There's no floor, but below three to four people, the founder usually becomes a bottleneck that caps the business. A solo operator is a consultancy. A two-person shop is a partnership. A three-to-eight-person team is the smallest configuration that feels like an agency — and is usually the most profitable configuration too.
Can a lean agency serve enterprise clients?
Yes, and some of the best lean agencies do exactly that. Enterprise clients respond to senior operators and clear thinking, not to big org charts. What they need is confidence that the work gets done — and a small team staffed with senior people can deliver that more reliably than a large team stacked with juniors.
How many clients should a small agency take on?

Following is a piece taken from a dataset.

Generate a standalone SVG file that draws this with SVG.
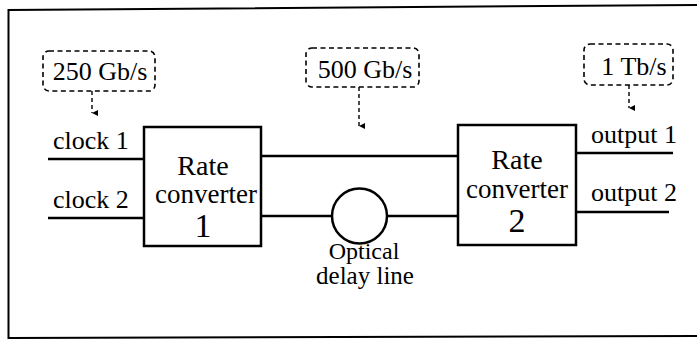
<svg xmlns="http://www.w3.org/2000/svg" width="698" height="341" viewBox="0 0 698 341">
<style>
.t{font-family:'Liberation Serif','Times New Roman','DejaVu Serif',serif;font-size:26px;fill:#000}
.c{text-anchor:middle}
.box{fill:#fff;stroke:#000;stroke-width:2.5}
.ln{fill:none;stroke:#000;stroke-width:2.5}
.dash{fill:#fff;stroke:#000;stroke-width:1.6;stroke-dasharray:5 3.5}
.darr{fill:none;stroke:#000;stroke-width:1.4;stroke-dasharray:4 3}
</style>
<defs>
<marker id="ah" markerWidth="6" markerHeight="8" refX="3" refY="7" orient="auto-start-reverse" markerUnits="userSpaceOnUse" viewBox="0 0 6 8">
<path d="M0,1 L3,7 L6,1 Z" fill="#000"/>
</marker>
</defs>
<rect width="698" height="341" fill="#fff"/>
<g id="frame">
<path d="M697,5 L8.5,10 L8.5,338 L697,336" fill="none" stroke="#000" stroke-width="2"/>
</g>
<g id="connectors">
<line class="ln" x1="48" y1="159" x2="144" y2="159"/>
<line class="ln" x1="48" y1="218" x2="144" y2="218"/>
<line class="ln" x1="261" y1="156" x2="458" y2="156"/>
<line class="ln" x1="261" y1="216" x2="332" y2="216"/>
<line class="ln" x1="387" y1="216" x2="458" y2="216"/>
<line class="ln" x1="576" y1="153" x2="673" y2="153"/>
<line class="ln" x1="576" y1="212" x2="669" y2="212"/>
<line class="darr" x1="92" y1="91" x2="92" y2="113" marker-end="url(#ah)"/>
<line class="darr" x1="359" y1="87" x2="359" y2="126" marker-end="url(#ah)"/>
<line class="darr" x1="629" y1="85" x2="629" y2="108" marker-end="url(#ah)"/>
</g>
<g id="label-clock1"><text class="t" x="53" y="149">clock 1</text></g>
<g id="label-clock2"><text class="t" x="53" y="208">clock 2</text></g>
<g id="label-output1"><text class="t" x="591" y="143">output 1</text></g>
<g id="label-output2"><text class="t" x="591" y="201">output 2</text></g>
<g id="rate-250">
<rect class="dash" x="43" y="51" width="112" height="40" rx="6"/>
<text class="t c" x="100" y="80">250 Gb/s</text>
</g>
<g id="rate-500">
<rect class="dash" x="306" y="48" width="113" height="39" rx="6"/>
<text class="t c" x="365" y="78">500 Gb/s</text>
</g>
<g id="rate-1t">
<rect class="dash" x="584" y="44" width="89" height="41" rx="6"/>
<text class="t c" x="634" y="75">1 Tb/s</text>
</g>
<g id="converter1">
<rect class="box" x="144" y="127" width="117" height="119"/>
<text class="t c" x="203" y="175" style="font-size:28px">Rate</text>
<text class="t c" x="206" y="203" style="font-size:27px">converter</text>
<text class="t c" x="203" y="237" style="font-size:34px">1</text>
</g>
<g id="converter2">
<rect class="box" x="458" y="125" width="118" height="120"/>
<text class="t c" x="517" y="169" style="font-size:28px">Rate</text>
<text class="t c" x="517" y="198" style="font-size:27px">converter</text>
<text class="t c" x="517" y="232" style="font-size:34px">2</text>
</g>
<g id="delay-line">
<circle cx="359.5" cy="216" r="27.5" fill="#fff" stroke="#000" stroke-width="2.5"/>
<text class="t c" x="364" y="259" style="font-size:24px">Optical</text>
<text class="t c" x="365" y="284" style="font-size:25px">delay line</text>
</g>
</svg>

Fewer than you think. For most lean agencies, four to eight active engagements per senior operator is the upper limit before quality slips. Past that, the context-switching cost eats margin and the team starts running from behind. Revenue density per client matters more than total client count.
Is it possible to run a profitable agency without outbound or paid acquisition?
Technically yes, practically rarely. Referrals and inbound are valuable but unpredictable, and a lean agency can't absorb long dry spells. An outbound engine gives you a controllable source of pipeline that the business can be designed around, rather than hoping the right inbound lead shows up at the right time.
When does a lean agency need to hire?
When there is documented, recurring work that a current team member shouldn't be doing, and that can't be automated or outsourced cheaper. If any of those conditions isn't met, the hire is premature. Hiring to chase a feeling of overwhelm almost always makes the overwhelm worse, not better.
What's the biggest profitability killer for small agencies?
Underpricing. Every other problem — scope creep, burnout, bad clients, founder bottlenecks — gets easier to solve when the price is right. Small agencies can't out-volume their way to profitability. They have to out-price.